Article provide by iClimber Content Writing Service.
After posting a lot of guest posts on this blog recently, there were two main issues that I really had to pay attention to.
The first issue was setting standards that would ensure that only quality content was posted.
I had to knock some people back, simply because I felt that if I had posted those articles it would have degraded the quality of the website.
No one wants to visit a site that has poorly written content, full of spelling and grammar mistakes, or substandard rehashed information in general.
The second (and major) issue was publishing duplicate content on the site. Publishing duplicate content might not have mattered that much in the early days of the internet, but it certainly does now. With Google’s strict rules and algorithm’s now in place, it is detrimental to your site to publish duplicate content because Google will penalise your entire site for it.
A small percentage of the content writers that I dealt with submitted duplicate content, in the hope that I did not realise it had already been published. I have always been a person who doesn’t trust anyone that I don’t know very well, and therefore I made sure that I checked every article for duplicate content, before I even considered if the quality was good enough to publish.
So, now that we have established that you should never publish duplicate content, the question is how we do detect that the content is not unique, and has been copied?
The two simple methods of discovering how to find duplicate content:
1. Copyscape
This is probably the most well known way to check for duplicate content. You simply copy and paste the URL of your webpage into the search box and click on “Go”.
Copyscape is not bad for a basic duplicate content checker, but to get decent results from it you need to upgrade to the paid version. The free version only checks for exact matches of the entire page, and does not check paragraphs of text. You need to check paragraphs separately to get decent results.
Obviously they want you to pay for the good version, and only provide a very basic version of the real thing for free.
2. Google Search
Yes I know this sounds too obvious, but Google search is a perfect way of checking for duplicate content. The trick is that you only copy and paste small paragraphs into the search box, and check random blocks of your content. Google only accepts the first 32 words (at the time of writing) of the phrase, so there is no point in pasting in a whole article.
So by studying the image above you can see this is the result of searching for the previous paragraph of text above this image. The words that Google has matched to the search query are shown in bold text. As you can see there are not many bolded words and there are ellipses (…) separating various sentences. This is a sure sign that the paragraph is not duplicate content.
But, if you were to see the entire search result in bold text (without … ), then the paragraph is an exact match and definitely duplicate content. You will more than likely find other paragraphs of the content are copied as well.
You only need to check 3 or 4 random paragraphs of a piece of content to discover if it is duplicate content or not. This is without doubt my preferred and recommended method of checking for unique content, and it is free.
What if other people copy my content and use it on their site?
Once you have published content you automatically run the risk of other people stealing it, and publishing it on their site. And if people subscribe to your RSS feed, they will get instant notification that you have just published new content.
The big problem with this is that whichever site gets crawled first by the Google bots will be credited with “owning the content”. So if a RSS subscriber quickly copies and publishes your fresh content, and their site gets crawled before yours does, then Google assumes that they created the content.

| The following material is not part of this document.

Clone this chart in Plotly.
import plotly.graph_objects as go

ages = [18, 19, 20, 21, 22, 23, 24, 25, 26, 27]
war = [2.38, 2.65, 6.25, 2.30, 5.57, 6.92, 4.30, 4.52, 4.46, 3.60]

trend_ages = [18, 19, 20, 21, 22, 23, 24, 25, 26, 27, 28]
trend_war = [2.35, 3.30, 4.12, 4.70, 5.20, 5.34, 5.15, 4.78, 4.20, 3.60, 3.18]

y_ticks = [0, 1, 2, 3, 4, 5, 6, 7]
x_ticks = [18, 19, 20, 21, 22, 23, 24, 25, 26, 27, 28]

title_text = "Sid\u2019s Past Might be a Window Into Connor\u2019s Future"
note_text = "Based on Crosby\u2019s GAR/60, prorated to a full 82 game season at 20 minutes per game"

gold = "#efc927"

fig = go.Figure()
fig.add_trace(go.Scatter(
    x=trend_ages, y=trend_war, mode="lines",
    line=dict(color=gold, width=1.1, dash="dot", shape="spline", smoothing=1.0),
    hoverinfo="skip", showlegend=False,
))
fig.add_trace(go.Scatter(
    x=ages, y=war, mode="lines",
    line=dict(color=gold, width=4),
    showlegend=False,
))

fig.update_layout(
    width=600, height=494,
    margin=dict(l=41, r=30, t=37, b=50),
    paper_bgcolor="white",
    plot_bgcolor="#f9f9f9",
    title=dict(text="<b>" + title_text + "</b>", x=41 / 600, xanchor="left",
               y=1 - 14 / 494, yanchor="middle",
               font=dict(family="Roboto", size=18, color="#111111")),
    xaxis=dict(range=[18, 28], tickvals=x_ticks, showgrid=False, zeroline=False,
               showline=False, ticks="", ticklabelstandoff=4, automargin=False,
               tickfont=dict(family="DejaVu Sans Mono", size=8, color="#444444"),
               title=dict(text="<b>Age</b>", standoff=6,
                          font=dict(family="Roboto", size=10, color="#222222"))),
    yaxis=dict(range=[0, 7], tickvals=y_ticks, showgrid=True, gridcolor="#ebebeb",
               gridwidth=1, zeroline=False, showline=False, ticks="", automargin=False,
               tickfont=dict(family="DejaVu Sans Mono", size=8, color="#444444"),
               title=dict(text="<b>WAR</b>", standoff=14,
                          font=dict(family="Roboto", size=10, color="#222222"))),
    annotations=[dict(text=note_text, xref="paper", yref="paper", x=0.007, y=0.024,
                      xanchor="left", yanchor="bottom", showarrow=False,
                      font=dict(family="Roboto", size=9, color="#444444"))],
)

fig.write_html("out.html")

Google will scan your website and will do it’s best to determine the frequency between your blog posts and will crawl your website on their determined frequency. So the more regular you add content, the more regular your site is going to be crawled.
It is for this reason that I schedule my blog posts to be published every 12 hours precisely to the minute, and this way Google picks up on that and crawls my site every 12 hours or so as well.
So, this means that there is an extremely small window of opportunity for content stealers to publish my content before my website gets crawled, and my content is picked up by Google.
If the content is published elsewhere after my site has been crawled then the content stealer gets penalised for duplicate content. So to sum up, whichever site Google crawls first will be credited as the creator of the content.
A plugin to stop people highlighting text or saving images
To make it even harder for content stealers is recommended to install a plugin called WP-Protect.
This is an awesome plugin that makes it impossible to select text or save images by disabling all options to highlight and copy text, and also to copy or save images. Content thieves will often just highlight an entire article and copy and paste onto their own blog. This free plugin will put that to a stop immediately, and is highly recommended.
If you are not taking duplicate content seriously, then it is time to change your opinion and ensure that all content that is published on your blog or website is credited to yourself by the major search engines. Because if it is not then your rankings will suffer a lot from duplicate content penalties.